Saved data entries
• • • •
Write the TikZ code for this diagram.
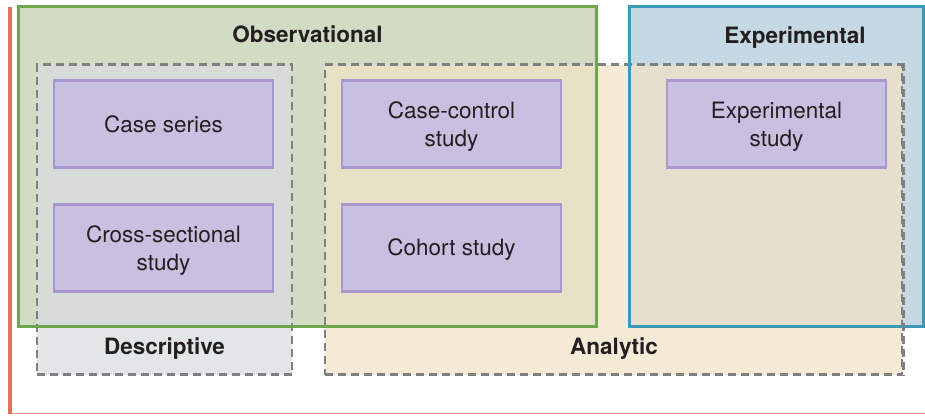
\documentclass[tikz,border=0pt]{standalone}
\usepackage{fontspec}
\setmainfont{TeX Gyre Heros}
\definecolor{obsfill}{HTML}{D2DCC4}
\definecolor{obsline}{HTML}{6EA64E}
\definecolor{expfill}{HTML}{C5D8E3}
\definecolor{expline}{HTML}{3B9AB6}
\definecolor{desfill}{HTML}{D9DDDF}
\definecolor{anafill}{HTML}{F1E3C7}
\definecolor{dashgray}{HTML}{7E8082}
\definecolor{studyfill}{HTML}{C8C0E0}
\definecolor{studyline}{HTML}{A897CF}
\definecolor{axisred}{HTML}{E2705A}
\definecolor{axislight}{HTML}{EE9582}
\definecolor{txt}{HTML}{231F20}
\begin{document}
\begin{tikzpicture}[x=1pt,y=-1pt,
  bigbox/.style={rectangle,inner sep=0pt,line width=3pt},
  groupbox/.style={rectangle,inner sep=0pt,draw=dashgray,line width=2.8pt,
    dash pattern=on 8pt off 5pt,fill opacity=0.75},
  studybox/.style={rectangle,inner sep=0pt,fill=studyfill,draw=studyline,line width=2.4pt,
    minimum width=219pt,minimum height=87pt},
  studytext/.style={align=center,inner sep=0pt,font=\fontsize{22.5}{28}\selectfont,text=txt},
  heading/.style={font=\fontsize{22.5}{27}\selectfont\bfseries,text=txt}]
\useasboundingbox (0,0) rectangle (925,415);
% axes lines
\coordinate (axtop) at (10,7);
\coordinate (axcorner) at (10,413.5);
\coordinate (axend) at (925,413.5);
\draw[axislight,line width=1.8pt] (axcorner) -- (axend);
\draw[axisred,line width=3.4pt] (axtop) -- (axcorner);
% big boxes fills
\node[bigbox,fill=obsfill,minimum width=575pt,minimum height=317pt] (obs) at (307.5,166.5) {};
\node[bigbox,fill=expfill,minimum width=291pt,minimum height=317pt] (exp) at (776.5,166.5) {};
% group boxes
\node[groupbox,fill=desfill,minimum width=255pt,minimum height=310pt] (des) at (164.5,219.5) {};
\node[groupbox,fill=anafill,minimum width=577pt,minimum height=310pt] (ana) at (613.5,219.5) {};
% big box borders on top
\draw[obsline,line width=3pt] (obs.south west) rectangle (obs.north east);
\draw[expline,line width=3pt] (exp.south west) rectangle (exp.north east);
\draw[dashgray,line width=2.8pt,dash pattern=on 8pt off 5pt] (ana.north east) -- (ana.south east);
% headings
\node[heading] (obst) at (307.5,34) {Observational};
\node[heading] (expt) at (795,37.5) {Experimental};
\node[heading] (dest) at (164.5,349) {Descriptive};
\node[heading] (anat) at (614,349) {Analytic};
% studies
\node[studybox,label={[studytext,name=cst]center:{Case series}}] (cs) at (163.5,124) {};
\node[studybox,label={[studytext,name=xst,yshift=-3pt]center:{Cross-sectional\\study}}] (xs) at (163.5,248) {};
\node[studybox,label={[studytext,name=cct,yshift=-3pt]center:{Case-control\\study}}] (cc) at (451.5,124) {};
\node[studybox,label={[studytext,name=cot,yshift=-2pt]center:{Cohort study}}] (co) at (451.5,248) {};
\node[studybox,label={[studytext,name=est,yshift=-3pt]center:{Experimental\\study}}] (es) at (776.5,124) {};
\end{tikzpicture}
\end{document}
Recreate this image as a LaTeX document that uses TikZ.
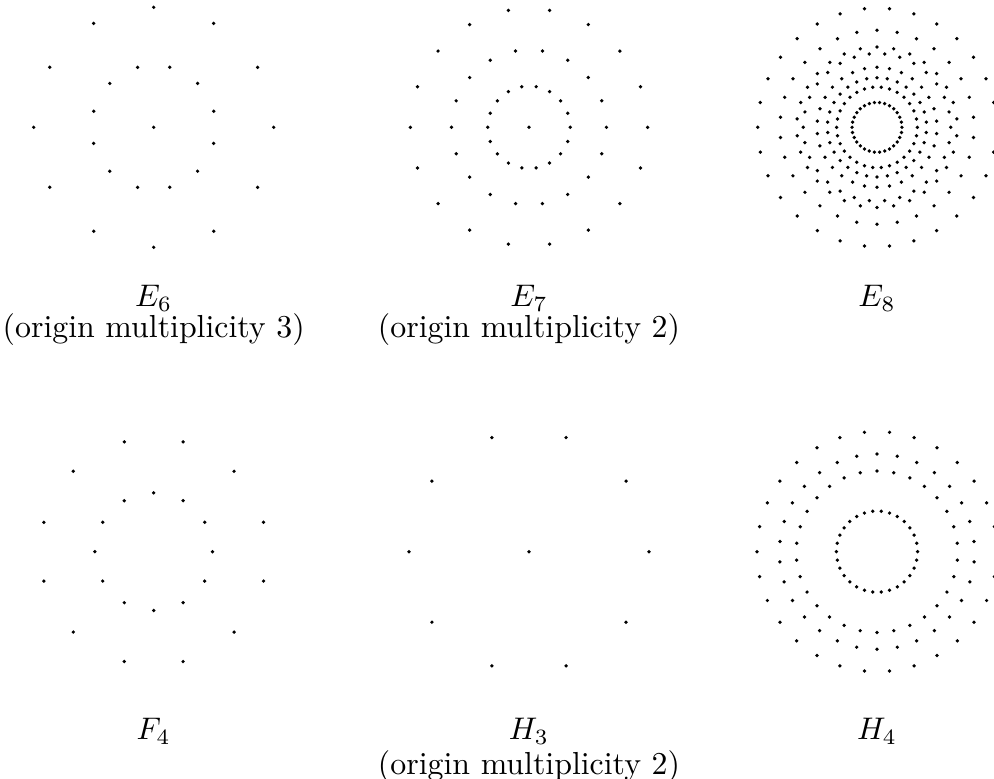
\documentclass[tikz,border=0pt]{standalone}
\usepackage{amsmath}
\usetikzlibrary{positioning}

\begin{document}
\begin{tikzpicture}[pt/.style={fill=black}, lbl/.style={font=\fontsize{10.2}{12}\selectfont, anchor=base, inner sep=0pt}]
  \useasboundingbox (0,0) rectangle (11.1825,8.7525);
  % centres of the six projections
  \coordinate (e6) at (1.729,7.320);
  \coordinate (e7) at (5.951,7.320);
  \coordinate (e8) at (9.866,7.320);
  \coordinate (f4) at (1.729,2.546);
  \coordinate (h3) at (5.951,2.546);
  \coordinate (h4) at (9.866,2.546);
  % E6 -- radius/points/offset
  \foreach \r/\n/\o in {1.35/12/0, 0.6988/12/15}
    \foreach \k in {1,...,\n}
      \fill[pt, shift={(e6)}] ({\o+360/\n*\k}:\r) circle (0.021);
  \fill[pt] (e6) circle (0.021);
  % E7
  \foreach \r/\n/\o in {1.335/18/0, 0.8714/18/0, 0.4637/18/0}
    \foreach \k in {1,...,\n}
      \fill[pt, shift={(e7)}] ({\o+360/\n*\k}:\r) circle (0.021);
  \fill[pt] (e7) circle (0.021);
  % E8
  \foreach \r/\n/\o in {1.342/30/0, 1.0917/30/6, 0.9029/30/6, 0.8294/30/0,
                        0.6747/30/6, 0.5580/30/6, 0.4540/30/0, 0.2806/30/0}
    \foreach \k in {1,...,\n}
      \fill[pt, shift={(e8)}] ({\o+360/\n*\k}:\r) circle (0.021);
  % F4
  \foreach \r/\n/\o in {1.279/12/15, 0.662/12/0}
    \foreach \k in {1,...,\n}
      \fill[pt, shift={(f4)}] ({\o+360/\n*\k}:\r) circle (0.021);
  % H3
  \foreach \k in {1,...,10}
    \fill[pt, shift={(h3)}] ({36*\k}:1.35) circle (0.021);
  \fill[pt] (h3) circle (0.021);
  % H4
  \foreach \r/\n/\o in {1.35/30/0, 1.0982/30/6, 0.9083/30/6, 0.4567/30/0}
    \foreach \k in {1,...,\n}
      \fill[pt, shift={(h4)}] ({\o+360/\n*\k}:\r) circle (0.021);
  % labels
  \node[lbl] (e6name) at (1.729,5.300) {$E_6$};
  \node[lbl] (e6mult) at (1.729,4.950) {(origin multiplicity 3)};
  \node[lbl] (e7name) at (5.951,5.300) {$E_7$};
  \node[lbl] (e7mult) at (5.951,4.950) {(origin multiplicity 2)};
  \node[lbl] (e8name) at (9.866,5.300) {$E_8$};
  \node[lbl] (f4name) at (1.729,0.430) {$F_4$};
  \node[lbl] (h3name) at (5.951,0.430) {$H_3$};
  \node[lbl] (h3mult) at (5.951,0.038) {(origin multiplicity 2)};
  \node[lbl] (h4name) at (9.866,0.430) {$H_4$};
\end{tikzpicture}
\end{document}
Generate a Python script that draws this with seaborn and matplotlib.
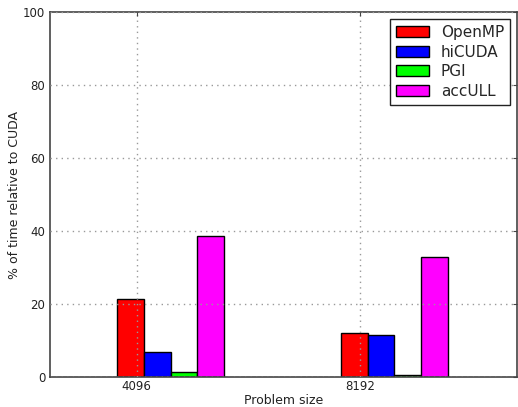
import pandas as pd
import matplotlib
matplotlib.use('Agg')
import matplotlib.pyplot as plt
import seaborn as sns

# Data
sizes = ['4096', '8192']
compilers = ['OpenMP', 'hiCUDA', 'PGI', 'accULL']
openmp = [21.5, 12.1]
hicuda = [7.0, 11.7]
pgi = [1.4, 0.55]
accull = [38.8, 32.9]
colors = ['#ff0000', '#0000ff', '#00ff00', '#ff00ff']

rows = []
for name, vals in zip(compilers, [openmp, hicuda, pgi, accull]):
    for s, v in zip(sizes, vals):
        rows.append({'size': s, 'compiler': name, 'pct': v})
df = pd.DataFrame(rows)

sns.set_style('white')
plt.rcParams['font.family'] = ['DejaVu Sans']

fig = plt.figure(figsize=(5.18, 4.07), dpi=100)
ax = fig.add_axes([0.0965, 0.073, 0.9015, 0.8975])

sns.barplot(data=df, x='size', y='pct', hue='compiler', hue_order=compilers,
            palette=colors, width=0.477, saturation=1, edgecolor='black',
            linewidth=1, ax=ax)

# ticks sit a bit left of the group centres, like the original
ax.set_xticks([-0.152, 0.848], sizes)
ax.set_xlim(-0.540, 1.548)
ax.set_ylim(0, 100)
ax.set_yticks(range(0, 101, 20))
ax.grid(True, linestyle=(0, (1, 3)), color='#999999', linewidth=1)
ax.set_axisbelow(False)
ax.tick_params(direction='in', length=3, top=True, right=True,
               labelsize=8.5, color='#444444', labelcolor='#222222')
ax.tick_params(axis='x', pad=2)
for sp in ax.spines.values():
    sp.set_color('#444444')
    sp.set_linewidth(1.2)

ax.set_xlabel('Problem size', fontsize=9, labelpad=1, color='#222222')
ax.set_ylabel('% of time relative to CUDA', fontsize=9, labelpad=1,
              color='#222222')

leg = ax.legend(loc='upper right', fontsize=11, fancybox=False,
                edgecolor='#222222', framealpha=1, handlelength=2.1,
                labelspacing=0.3, borderpad=0.4, borderaxespad=0.45)
leg.get_frame().set_linewidth(1)

fig.savefig('out.png', dpi=100)
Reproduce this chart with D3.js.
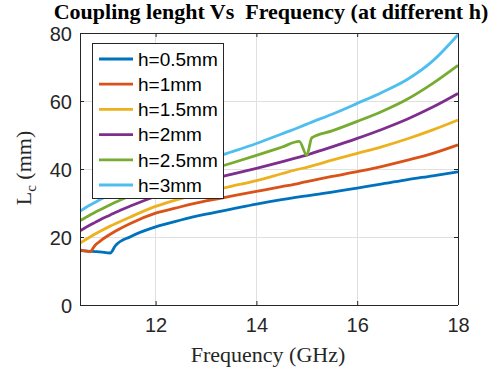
<!DOCTYPE html>
<html>
<head>
<meta charset="utf-8">
<script src="https://cdn.jsdelivr.net/npm/d3@7"></script>
<style>
  html, body { margin: 0; padding: 0; background: #fff; }
  svg { display: block; }
</style>
</head>
<body>
<script>
// ---- Data ----
const freq = [10.5, 10.7, 10.8, 10.9, 11.1, 11.2, 11.5, 12, 12.5, 13, 13.5, 14, 14.5, 14.85, 15, 15.1, 15.5, 16, 16.5, 17, 17.5, 18];
const h05 = [16.0, 15.8, 15.7, 15.6, 15.3, 17.4, 20.1, 23.0, 25.0, 26.7, 28.2, 29.7, 31.0, 31.8, 32.1, 32.3, 33.2, 34.4, 35.6, 36.9, 38.0, 39.2];
const h1  = [16.2, 15.7, 17.6, 18.8, 20.8, 21.7, 24.0, 27.0, 28.9, 30.6, 32.0, 33.4, 34.8, 35.8, 36.3, 36.6, 37.8, 39.2, 40.8, 42.6, 44.6, 47.1];
const h15 = [18.2, 20.0, 20.9, 21.7, 23.2, 23.9, 25.9, 29.0, 31.3, 33.2, 34.9, 36.6, 38.6, 40.0, 40.5, 40.9, 42.6, 44.6, 46.6, 48.9, 51.5, 54.4];
const h2  = [21.8, 23.5, 24.3, 25.1, 26.5, 27.2, 29.1, 32.0, 34.6, 36.6, 38.4, 40.2, 42.1, 43.5, 44.1, 44.6, 46.5, 49.0, 51.7, 54.7, 58.2, 62.2];
const h25 = [24.8, 26.5, 27.3, 28.0, 29.5, 30.2, 32.1, 35.0, 37.5, 39.5, 41.7, 44.0, 46.4, 48.1, 44.1, 49.2, 51.2, 54.0, 57.0, 60.6, 65.2, 70.5];
const h3  = [27.6, 29.4, 30.2, 31.0, 32.5, 33.2, 35.2, 38.2, 40.5, 42.6, 45.0, 47.5, 50.3, 52.3, 53.2, 53.8, 56.1, 59.3, 62.6, 66.4, 71.8, 79.5];

const seriesNames = ["h=0.5mm", "h=1mm", "h=1.5mm", "h=2mm", "h=2.5mm", "h=3mm"];
const seriesValues = [h05, h1, h15, h2, h25, h3];
const seriesColors = ["#0072BD", "#D95319", "#EDB120", "#7E2F8E", "#77AC30", "#4DBEEE"];

const xTicks = [12, 14, 16, 18];
const yTicks = [0, 20, 40, 60, 80];
const xDomain = [10.5, 18];
const yDomain = [0, 80];

const titleText = "Coupling lenght Vs  Frequency (at different h)";
const xLabelText = "Frequency (GHz)";

// ---- Layout ----
const W = 500, H = 373;
const plot = { left: 80, right: 458, top: 33, bottom: 305 };
const axisColor = "#262626";
const gridColor = "#e0e0e0";
const sans = "'Liberation Sans', Arial, Helvetica, sans-serif";
const serif = "'Liberation Serif', 'Times New Roman', Times, serif";

const svg = d3.select("body").append("svg")
  .attr("width", W).attr("height", H)
  .attr("viewBox", `0 0 ${W} ${H}`);

const x = d3.scaleLinear().domain(xDomain).range([plot.left, plot.right]);
const y = d3.scaleLinear().domain(yDomain).range([plot.bottom, plot.top]);

// grid
const grid = svg.append("g");
grid.selectAll("line.gx").data(xTicks).join("line")
  .attr("x1", d => x(d)).attr("x2", d => x(d))
  .attr("y1", plot.top).attr("y2", plot.bottom)
  .attr("stroke", gridColor).attr("stroke-width", 1).attr("shape-rendering", "crispEdges");
grid.selectAll("line.gy").data(yTicks).join("line")
  .attr("y1", d => y(d)).attr("y2", d => y(d))
  .attr("x1", plot.left).attr("x2", plot.right)
  .attr("stroke", gridColor).attr("stroke-width", 1).attr("shape-rendering", "crispEdges");

// clip
svg.append("clipPath").attr("id", "clip").append("rect")
  .attr("x", plot.left).attr("y", plot.top - 3)
  .attr("width", plot.right - plot.left + 3).attr("height", plot.bottom - plot.top + 3);

// lines
const line = d3.line()
  .x((d, i) => x(freq[i]))
  .y(d => y(d))
  .curve(d3.curveMonotoneX);

const lines = svg.append("g").attr("clip-path", "url(#clip)");
lines.selectAll("path").data(seriesValues).join("path")
  .attr("d", d => line(d))
  .attr("fill", "none")
  .attr("stroke", (d, i) => seriesColors[i])
  .attr("stroke-width", 2.8)
  .attr("stroke-linejoin", "round")
  .attr("stroke-linecap", "butt");

// axes (inward ticks, box)
const tickLen = 4;
const xAxisB = d3.axisBottom(x).tickValues(xTicks).tickSize(-tickLen).tickPadding(13).tickFormat(d3.format("d"));
const xAxisT = d3.axisTop(x).tickValues(xTicks).tickSize(-tickLen).tickFormat("");
const yAxisL = d3.axisLeft(y).tickValues(yTicks).tickSize(-tickLen).tickPadding(8).tickFormat(d3.format("d"));
const yAxisR = d3.axisRight(y).tickValues(yTicks).tickSize(-tickLen).tickFormat("");

function styleAxis(g) {
  g.select(".domain").attr("stroke", axisColor).attr("stroke-width", 1);
  g.selectAll(".tick line").attr("stroke", axisColor).attr("stroke-width", 1);
  g.selectAll(".tick text").attr("fill", axisColor)
    .style("font-family", sans).style("font-size", "20px");
}
const gxB = svg.append("g").attr("transform", `translate(0,${plot.bottom})`).call(xAxisB).call(styleAxis);
gxB.select(".domain").attr("d", `M${plot.left},0.5H${plot.right}`);
const gxT = svg.append("g").attr("transform", `translate(0,${plot.top})`).call(xAxisT).call(styleAxis);
gxT.select(".domain").attr("d", `M${plot.left},0.5H${plot.right}`);
const gyL = svg.append("g").attr("transform", `translate(${plot.left},0)`).call(yAxisL).call(styleAxis);
gyL.select(".domain").attr("d", `M0.5,${plot.top}V${plot.bottom}`);
gyL.selectAll(".tick text").attr("dy", "0.36em");
const gyR = svg.append("g").attr("transform", `translate(${plot.right},0)`).call(yAxisR).call(styleAxis);
gyR.select(".domain").attr("d", `M0.5,${plot.top}V${plot.bottom}`);

// legend
const leg = { x: 92, y: 43, w: 131, h: 155, row0: 59, rowStep: 25.2 };
const lg = svg.append("g");
lg.append("rect")
  .attr("x", leg.x + 0.5).attr("y", leg.y + 0.5)
  .attr("width", leg.w).attr("height", leg.h)
  .attr("fill", "#fff").attr("stroke", axisColor).attr("stroke-width", 1);
const rows = lg.selectAll("g.row").data(seriesNames).join("g")
  .attr("transform", (d, i) => `translate(0,${leg.row0 + i * leg.rowStep})`);
rows.append("line")
  .attr("x1", 99).attr("x2", 133).attr("y1", 0).attr("y2", 0)
  .attr("stroke", (d, i) => seriesColors[i]).attr("stroke-width", 2.8);
rows.append("text")
  .attr("x", 138).attr("y", 0).attr("dy", "0.36em")
  .attr("fill", "#000")
  .style("font-family", sans).style("font-size", "19px")
  .text(d => d);

// title
svg.append("text")
  .attr("x", 271).attr("y", 19)
  .attr("text-anchor", "middle")
  .style("font-family", serif).style("font-size", "22px").style("font-weight", "bold")
  .style("white-space", "pre")
  .attr("fill", "#000")
  .text(titleText);

// x label
svg.append("text")
  .attr("x", 268).attr("y", 362)
  .attr("text-anchor", "middle")
  .style("font-family", serif).style("font-size", "22px")
  .attr("fill", axisColor)
  .text(xLabelText);

// y label with subscript
const yl = svg.append("text")
  .attr("transform", `translate(31,168) rotate(-90)`)
  .attr("text-anchor", "middle")
  .style("font-family", serif).style("font-size", "22px")
  .attr("fill", axisColor);
yl.append("tspan").text("L");
yl.append("tspan").attr("dy", 5).style("font-size", "15px").text("c");
yl.append("tspan").attr("dy", -5).style("white-space", "pre").text(" (mm)");
</script>
</body>
</html>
• • • •
**Exercise instructions**
Filter the listing above for the string "that" and copy every matching line.

**Solution to the problem**
Recreate this image as a LaTeX document that uses TikZ.
Generate a Python script that draws this with seaborn and matplotlib.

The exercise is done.